WHAT IS REQUIRED:
Output nothing but the lines from the one with "Clone this chart in matplotlib." through the one with "clusters = [1, 2, 3, 4, 5, 6, 7, 8]", including both. Leave the pictures out of the copy.

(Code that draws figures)
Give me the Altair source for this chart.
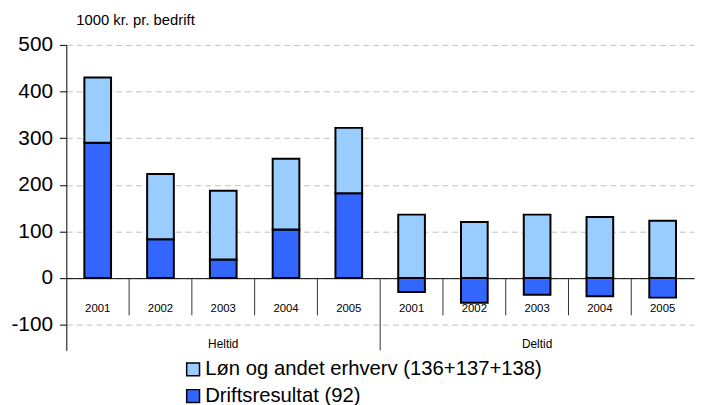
import altair as alt
import pandas as pd

groups = ["Heltid"] * 5 + ["Deltid"] * 5
years = ["2001", "2002", "2003", "2004", "2005"] * 2
drift = [290, 83, 40, 104, 182, -30, -53, -36, -39, -42]
lon = [140, 140, 147, 152, 140, 136, 120, 136, 131, 123]

series_lon = "Løn og andet erhverv (136+137+138)"
series_drift = "Driftsresultat (92)"

keys = [g + "|" + y for g, y in zip(groups, years)]

rows = []
for k, d, l in zip(keys, drift, lon):
    rows.append({"key": k, "series": series_drift, "value": d, "ord": 0})
    rows.append({"key": k, "series": series_lon, "value": l, "ord": 1})
df = pd.DataFrame(rows)

sep_df = pd.DataFrame({"key": [k for k in keys if not k.endswith("2001")]})
grp_sep_df = pd.DataFrame({"key": ["Deltid|2001"]})
grp_df = pd.DataFrame({"key": ["Heltid|2003", "Deltid|2003"], "label": ["Heltid", "Deltid"]})

FONT = "Liberation Sans"
y_min, y_max = -155, 500

xscale = alt.Scale(domain=keys, paddingInner=0, paddingOuter=0)
yscale = alt.Scale(domain=[y_min, y_max], nice=False, zero=False)

x_enc = alt.X(
    "key:N", sort=keys, scale=xscale, title=None,
    axis=alt.Axis(
        labelExpr="split(datum.label, '|')[1]",
        labelAngle=0, ticks=False, offset=-73, domainColor="#000000",
        labelFont=FONT, labelFontSize=11.5, labelColor="#000000",
        labelPadding=25, grid=False,
    ),
)
y_enc = alt.Y(
    "value:Q", scale=yscale, title=None, stack="zero",
    axis=alt.Axis(
        values=[-100, 0, 100, 200, 300, 400, 500], grid=True,
        labelExpr="'' + datum.value",
        gridDash=[6, 4], gridColor="#c0c0c0", gridWidth=1,
        domainColor="#000000", tickColor="#000000", tickSize=7,
        labelFont=FONT, labelFontSize=21, labelColor="#000000", labelPadding=7,
    ),
)

bars = alt.Chart(df).mark_bar(size=27, stroke="#000000", strokeWidth=2).encode(
    x=x_enc,
    y=y_enc,
    color=alt.Color(
        "series:N",
        scale=alt.Scale(domain=[series_lon, series_drift], range=["#99CCFF", "#3366FF"]),
        legend=alt.Legend(title=None),
    ),
    order=alt.Order("ord:Q"),
)

seps = alt.Chart(sep_df).mark_rule(color="#333333", strokeWidth=1).encode(
    x=alt.X("key:N", sort=keys, scale=xscale, bandPosition=0),
    y=alt.datum(0),
    y2=alt.datum(-80),
)

grp_sep = alt.Chart(grp_sep_df).mark_rule(color="#333333", strokeWidth=1).encode(
    x=alt.X("key:N", sort=keys, scale=xscale, bandPosition=0),
    y=alt.datum(0),
    y2=alt.datum(y_min),
)

grp_text = alt.Chart(grp_df).mark_text(font=FONT, fontSize=12, color="#000000", baseline="middle").encode(
    x=alt.X("key:N", sort=keys, scale=xscale),
    y=alt.datum(-141),
    text="label:N",
)

chart = alt.layer(bars, seps, grp_sep, grp_text).properties(
    width=635,
    height=309,
    autosize=alt.AutoSizeParams(type="none"),
    padding={"left": 59, "top": 35, "right": 3, "bottom": 53},
    title=alt.TitleParams(
        "1000 kr. pr. bedrift", anchor="start", frame="group", dx=10,
        font=FONT, fontSize=15, fontWeight="normal", color="#000000", offset=6,
    ),
).configure_view(stroke=None).configure_legend(
    orient="none", legendX=118, legendY=318, direction="vertical",
    labelFont=FONT, labelFontSize=20.5, labelColor="#000000", labelLimit=500,
    symbolType="square", symbolSize=169, symbolStrokeColor="#000000",
    symbolStrokeWidth=1.5, symbolOpacity=1, labelOffset=2, rowPadding=6,
)

chart.save("out.html", embed_options={"renderer": "svg", "actions": False})
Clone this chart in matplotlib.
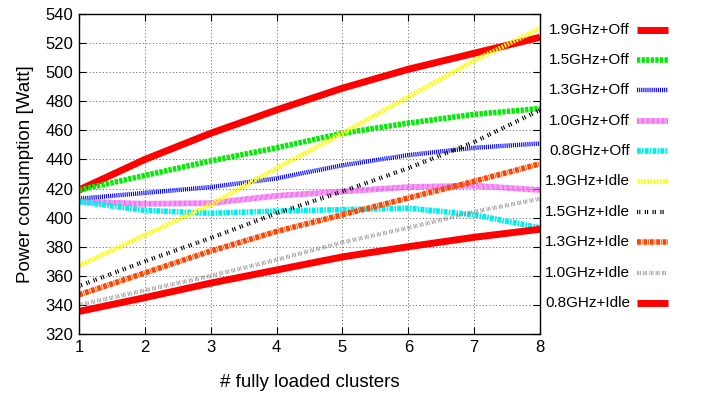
import matplotlib
matplotlib.use("Agg")
import matplotlib.pyplot as plt
from matplotlib.lines import Line2D

plt.rcParams['font.family'] = ['Liberation Sans', 'DejaVu Sans']
plt.rcParams['lines.scale_dashes'] = False

# number of fully loaded clusters
clusters = [1, 2, 3, 4, 5, 6, 7, 8]

# power consumption [Watt] per configuration
ghz19_off = [419, 440, 458, 474, 489, 502, 513, 524]
ghz15_off = [419, 429, 439, 448, 458, 465, 471, 475]
ghz13_off = [413, 417, 421, 427, 436, 443, 448, 451]
ghz10_off = [411, 409.5, 410, 415, 418, 421, 422, 419]
ghz08_off = [411, 405, 403, 404.5, 405.5, 406.5, 402, 393]
ghz19_idle = [367, 388, 409, 434, 458, 483, 508, 530]
ghz15_idle = [353, 370, 386, 403, 418, 434, 452, 474]
ghz13_idle = [347, 362, 377, 390.5, 402, 413.5, 425, 437]
ghz10_idle = [340, 350, 360, 371, 383, 393, 404, 413]
ghz08_idle = [335.5, 345, 355, 364, 373, 380, 386.5, 392]

labels = ["1.9GHz+Off", "1.5GHz+Off", "1.3GHz+Off", "1.0GHz+Off", "0.8GHz+Off",
          "1.9GHz+Idle", "1.5GHz+Idle", "1.3GHz+Idle", "1.0GHz+Idle", "0.8GHz+Idle"]
series = [ghz19_off, ghz15_off, ghz13_off, ghz10_off, ghz08_off,
          ghz19_idle, ghz15_idle, ghz13_idle, ghz10_idle, ghz08_idle]

# gnuplot-ish styles: (color, linewidth, dashes)
styles = [
    ("#ff0000", 5.0, None),
    ("#00ee00", 4.0, (2.4, 0.9)),
    ("#0000ff", 3.2, (0.8, 0.7)),
    ("#ee55ee", 4.2, (0.6, 0.3)),
    ("#00eeee", 4.0, (2.8, 0.8, 1.2, 0.8)),
    ("#ffff00", 3.4, (1.4, 0.9)),
    ("#000000", 3.0, (0.8, 0.8, 0.8, 3.2)),
    ("#ff4500", 4.0, (2.8, 0.6, 0.6, 0.6)),
    ("#888888", 3.0, (0.5, 0.6, 0.5, 0.6, 0.5, 1.8)),
    ("#ff0000", 5.0, None),
]

fig = plt.figure(figsize=(7.12, 3.96), dpi=100)
ax = fig.add_axes([79 / 712, 62 / 396, 461 / 712, 320 / 396])

for vals, (c, lw, d) in zip(series, styles):
    ln, = ax.plot(clusters, vals, color=c, lw=lw, solid_capstyle='butt')
    if d:
        ln.set_dashes(d)
        ln.set_dash_capstyle('butt')

ax.set_xlim(1, 8)
ax.set_ylim(320, 540)
ax.set_xticks(clusters)
ax.set_yticks(range(320, 541, 20))
ax.grid(True, color='#555555', linestyle=(0, (0.8, 1.6)), linewidth=0.6)
ax.tick_params(direction='in', length=5, width=0.8, labelsize=12,
               top=True, right=True, pad=4)
for s in ax.spines.values():
    s.set_linewidth(1.0)

ax.set_ylabel("Power consumption [Watt]", fontsize=13.5, labelpad=8)
ax.set_xlabel("# fully loaded clusters", fontsize=13.5, labelpad=14)

# legend outside on the right, text right-aligned, sample after it
W, H = 712, 396
for i, (lab, (c, lw, d)) in enumerate(zip(labels, styles)):
    y = 1 - (29.5 + i * 30.4) / H
    fig.text(630 / W, y, lab, ha='right', va='center', fontsize=11)
    ln = Line2D([637 / W, 668 / W], [y, y], transform=fig.transFigure,
                color=c, lw=lw, solid_capstyle='butt')
    if d:
        ln.set_dashes(d)
        ln.set_dash_capstyle('butt')
    fig.add_artist(ln)

fig.savefig("out.png", dpi=100)
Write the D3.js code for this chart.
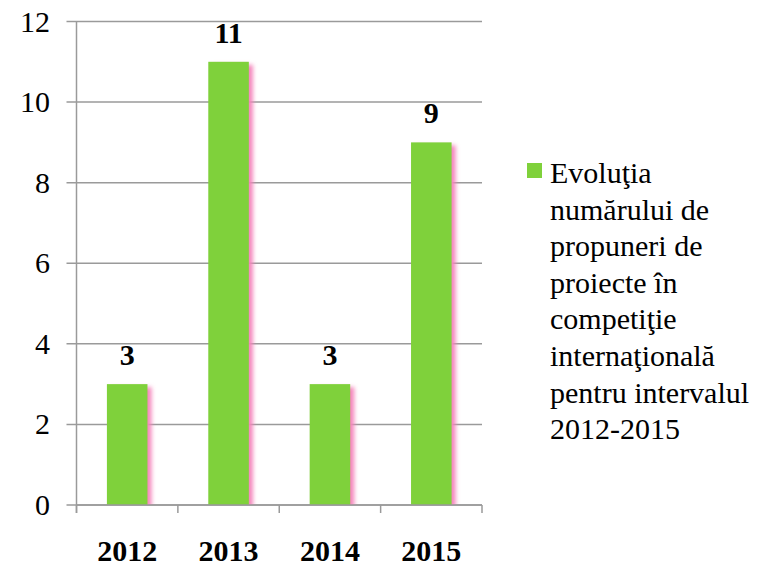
<!DOCTYPE html>
<html>
<head>
<meta charset="utf-8">
<script src="https://cdn.jsdelivr.net/npm/d3@7"></script>
</head>
<body style="margin:0">
<div id="picture"></div>
<script>
const years  = ["2012", "2013", "2014", "2015"]
	, values = [3, 11, 3, 9]
	, yTicks = [0, 2, 4, 6, 8, 10, 12]
	, legendLines = ["Evoluţia", "numărului de", "propuneri de", "proiecte în",
		"competiţie", "internaţională", "pentru intervalul", "2012-2015"];

const width  = 772
	, height = 566
	, plot   = { left: 76.5, right: 482, top: 21.5, bottom: 505 }
	, green  = "#7fd13b"
	, grey   = "#9a9a9a"
	, serif  = "'Times New Roman'";

const svg = d3.select("#picture")
	.append("svg")
		.attr("width", width)
		.attr("height", height);

const defs = svg.append("defs");
defs.append("filter")
	.attr("id", "shade")
	.attr("x", "-50%").attr("y", "-10%")
	.attr("width", "200%").attr("height", "120%")
	.append("feGaussianBlur").attr("stdDeviation", 2.2);

defs.append("clipPath").attr("id", "plotClip")
	.append("rect")
		.attr("x", plot.left).attr("y", 0)
		.attr("width", plot.right - plot.left + 20)
		.attr("height", plot.bottom);

const x = d3.scaleBand()
	.domain(years)
	.range([plot.left, plot.right])
	.paddingInner(0.6)
	.paddingOuter(0.3);

const y = d3.scaleLinear()
	.domain([0, 12])
	.range([plot.bottom, plot.top]);

// gridlines (with the little ticks left of the axis)
svg.append("g")
	.selectAll("line")
	.data(yTicks)
	.join("line")
		.attr("x1", plot.left - 10)
		.attr("x2", plot.right)
		.attr("y1", d => y(d))
		.attr("y2", d => y(d))
		.attr("stroke", grey).attr("stroke-width", 1.5);

// y axis
svg.append("line")
	.attr("x1", plot.left).attr("x2", plot.left)
	.attr("y1", plot.top).attr("y2", plot.bottom + 8)
	.attr("stroke", grey).attr("stroke-width", 1.5);

svg.append("g")
	.selectAll("text")
	.data(yTicks)
	.join("text")
		.attr("x", 50)
		.attr("y", d => y(d) + 10)
		.attr("text-anchor", "end")
		.style("font-family", serif)
		.style("font-size", "30px")
		.text(d => d);

// x axis ticks at category boundaries
svg.append("g")
	.selectAll("line")
	.data(d3.range(years.length + 1).map(i => plot.left + i * (plot.right - plot.left) / years.length))
	.join("line")
		.attr("x1", d => d).attr("x2", d => d)
		.attr("y1", plot.bottom).attr("y2", plot.bottom + 8)
		.attr("stroke", grey).attr("stroke-width", 1.5);

// pink shadows
svg.append("g")
	.attr("clip-path", "url(#plotClip)")
	.selectAll("rect")
	.data(values)
	.join("rect")
		.attr("x", (d, i) => x(years[i]) + 4)
		.attr("y", d => y(d) + 3)
		.attr("width", x.bandwidth())
		.attr("height", d => plot.bottom - y(d))
		.attr("fill", "#f585bb")
		.attr("filter", "url(#shade)");

// bars
svg.append("g")
	.selectAll("rect")
	.data(values)
	.join("rect")
		.attr("x", (d, i) => x(years[i]))
		.attr("y", d => y(d))
		.attr("width", x.bandwidth())
		.attr("height", d => plot.bottom - y(d))
		.attr("fill", green);

// x axis line
svg.append("line")
	.attr("x1", plot.left).attr("x2", plot.right)
	.attr("y1", plot.bottom).attr("y2", plot.bottom)
	.attr("stroke", grey).attr("stroke-width", 1.5);

// value labels
svg.append("g")
	.selectAll("text")
	.data(values)
	.join("text")
		.attr("x", (d, i) => x(years[i]) + x.bandwidth() / 2)
		.attr("y", d => y(d) - 19)
		.attr("text-anchor", "middle")
		.style("font-family", serif)
		.style("font-size", "30px")
		.style("font-weight", "bold")
		.text(d => d);

// category labels
svg.append("g")
	.selectAll("text")
	.data(years)
	.join("text")
		.attr("x", d => x(d) + x.bandwidth() / 2)
		.attr("y", 561)
		.attr("text-anchor", "middle")
		.style("font-family", serif)
		.style("font-size", "30px")
		.style("font-weight", "bold")
		.text(d => d);

// legend
svg.append("rect")
	.attr("x", 527).attr("y", 163)
	.attr("width", 15).attr("height", 15)
	.attr("fill", green);

svg.append("g")
	.selectAll("text")
	.data(legendLines)
	.join("text")
		.attr("x", 550)
		.attr("y", (d, i) => 183 + i * 36.6)
		.style("font-family", serif)
		.style("font-size", "30px")
		.text(d => d);
</script>
</body>
</html>
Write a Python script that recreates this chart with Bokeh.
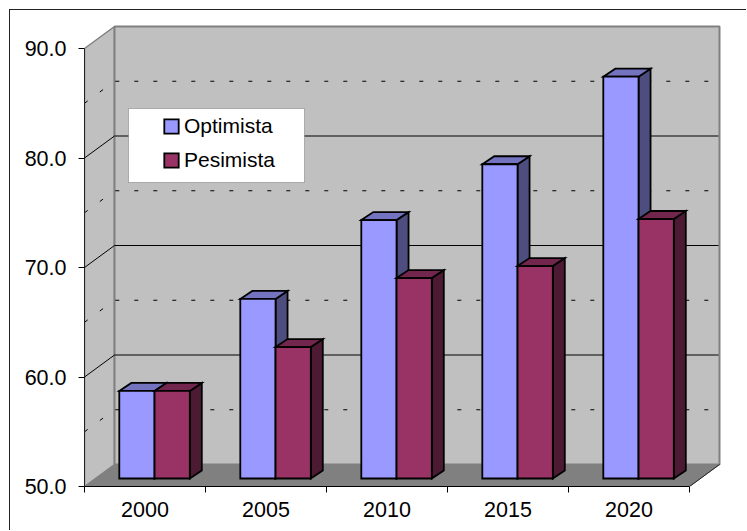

SOLUTION TO THE PROBLEM:
Clone this chart in matplotlib.
import matplotlib
matplotlib.use("Agg")
import matplotlib.pyplot as plt
from matplotlib.lines import Line2D

plt.rcParams['font.family'] = ['Liberation Sans', 'DejaVu Sans']
plt.rcParams['lines.scale_dashes'] = False

# number of fully loaded clusters
clusters = [1, 2, 3, 4, 5, 6, 7, 8]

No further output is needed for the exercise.